What you need to know

Scientists have believed with growing certainty for more than two decades that human activity — mostly the burning of carbon-based fuels like coal and oil — builds up certain gases in the earth’s atmosphere that trap the sun’s heat in a so-called greenhouse effect. The result is a gradual but steady change in the planet’s climate, including higher average temperatures, more extreme weather, partial melting of glaciers including the polar ice caps, and rising sea levels. Until recently the scientific community generally described the phenomenon of global warming as “probably” due to human activity, but doubts are dissipating as new scientific studies emerge and dramatic weather events speak for themselves.

International efforts to curb the process have not kept pace with the science. This is partly due to conflicting interests of industrialized and developing nations. In part, too, it is due to the failure of the United States to put its weight behind the international climate process. Strong opposition from political conservatives who deny the process is real, and from business interests resistant to the economic costs of finding alternative energy sources, has prevented America from developing a coherent climate policy consistent with its leadership status and obligations as the world’s largest economy.


How can change happen?

Fighting climate change entails many different decisions by many people, both individually and collectively. We’ve collected a host of questions and answers on how to think about it and where to start. Can we save the planet one home at a time — one light bulb, one recycling bin, one compost heap, one alternative fuel vehicle after another? Or does it depend on sweeping policy changes at the top? Should we work with the market, through cap and trade or similar legislation, or does it require top-down control, regulation and taxation of carbon use? Some policy-makers say fully practical alternative fuels are a generation away, and we must move faster by short-term increases in nuclear power and fracking of natural gas, despite their environmental risks. Others say the dangers of those fuels to the environment are too great to risk their use as a greenhouse alternative.

In a deeper sense, these issues raise questions about humankind’s stewardship of the earth, our species’ relationship with the planet we live on and our obligations to future generations.


What we are doing about it

The emergence of the modern environmental movement is usually dated to the 1962 publication of Rachel Carson’s landmark book, Silent Spring. Over time a wide variety of organizations have grown up to speak for various constituencies and address various aspects of the crisis. The Jewish environmental movement includes one big alliance, the Coalition on the Environment and Jewish Life, that brings together a broad range of major community organizations and coordinates their activities with those of other religious communities.

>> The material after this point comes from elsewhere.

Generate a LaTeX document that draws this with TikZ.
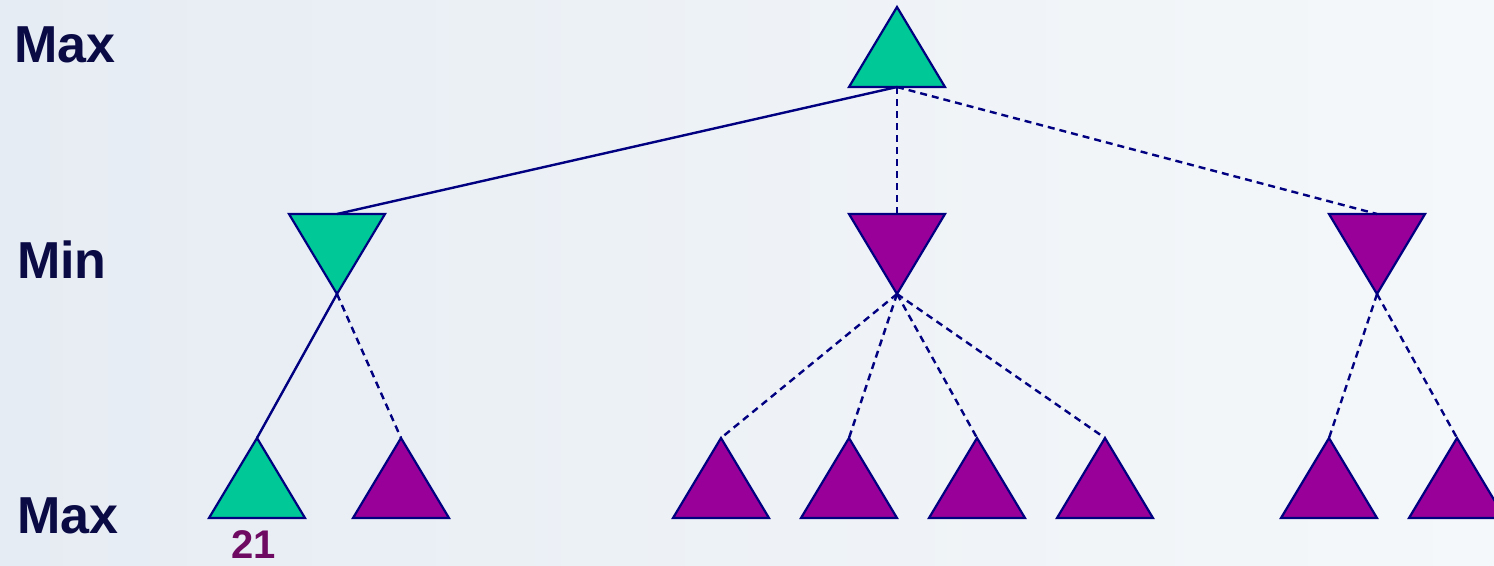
\documentclass[tikz,border=0pt]{standalone}
\usepackage{fontspec}
\setmainfont{Liberation Sans}
\definecolor{navy}{HTML}{000080}
\definecolor{tgreen}{HTML}{00C896}
\definecolor{tpurple}{HTML}{990099}
\definecolor{labelc}{HTML}{0A0A45}
\definecolor{numc}{HTML}{6E0A62}
\definecolor{bgl}{HTML}{E6ECF3}
\definecolor{bgm}{HTML}{F0F4F8}
\definecolor{bgr}{HTML}{F5F8FA}
\tikzset{
  tri/.style={draw=navy, line width=2.2pt, line join=miter},
  solidedge/.style={draw=navy, line width=2.4pt},
  dashededge/.style={draw=navy, line width=2.4pt, dash pattern=on 7pt off 5pt},
  lvl/.style={text=labelc, font=\bfseries\fontsize{52}{60}\selectfont, inner sep=0pt, anchor=base west},
  num/.style={text=numc, font=\bfseries\fontsize{40}{46}\selectfont, inner sep=0pt, anchor=base},
  maxtri/.pic={
    \path[tri, fill=#1] (0,0) -- (48,80) -- (-48,80) -- cycle;
    \coordinate (-top) at (0,0);
    \coordinate (-bot) at (0,80);
  },
  mintri/.pic={
    \path[tri, fill=#1] (-48,0) -- (48,0) -- (0,80) -- cycle;
    \coordinate (-top) at (0,0);
    \coordinate (-bot) at (0,80);
  }
}
\begin{document}
\begin{tikzpicture}[x=1pt,y=-1pt]
\useasboundingbox (0,0) rectangle (1494,565);
\shade[left color=bgl, middle color=bgm, right color=bgr] (0,0) rectangle (1494,565);
% labels
\node[lvl] (l1) at (14,62) {Max};
\node[lvl] (l2) at (17,278) {Min};
\node[lvl] (l3) at (17,533) {Max};
% triangles
\pic (r) at (897,7) {maxtri=tgreen};
\pic (ma) at (337,214) {mintri=tgreen};
\pic (mb) at (897,214) {mintri=tpurple};
\pic (mc) at (1377,214) {mintri=tpurple};
\pic (a1) at (257,438) {maxtri=tgreen};
\pic (a2) at (401,438) {maxtri=tpurple};
\pic (b1) at (721,438) {maxtri=tpurple};
\pic (b2) at (849,438) {maxtri=tpurple};
\pic (b3) at (977,438) {maxtri=tpurple};
\pic (b4) at (1105,438) {maxtri=tpurple};
\pic (c1) at (1329,438) {maxtri=tpurple};
\pic (c2) at (1457,438) {maxtri=tpurple};
% connectors
\draw[solidedge] (r-bot) -- (ma-top);
\draw[dashededge] (r-bot) -- (mb-top);
\draw[dashededge] (r-bot) -- (mc-top);
\draw[solidedge] (ma-bot) -- (a1-top);
\draw[dashededge] (ma-bot) -- (a2-top);
\foreach \t in {b1,b2,b3,b4} \draw[dashededge] (mb-bot) -- (\t-top);
\foreach \t in {c1,c2} \draw[dashededge] (mc-bot) -- (\t-top);
% value
\node[num] (v21) at (254,558) {21};
\end{tikzpicture}
\end{document}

In addition, there are a number of smaller organizations working at the grassroots level on direct action — on projects range from promoting sustainability in the workplace to tending local ecologies, learning to live within our means and resisting big energy company abuses. There is also a strong, longstanding Jewish vegetarian movement that has gained new prominence as we come to understand more about the relationship between what we eat and where we live.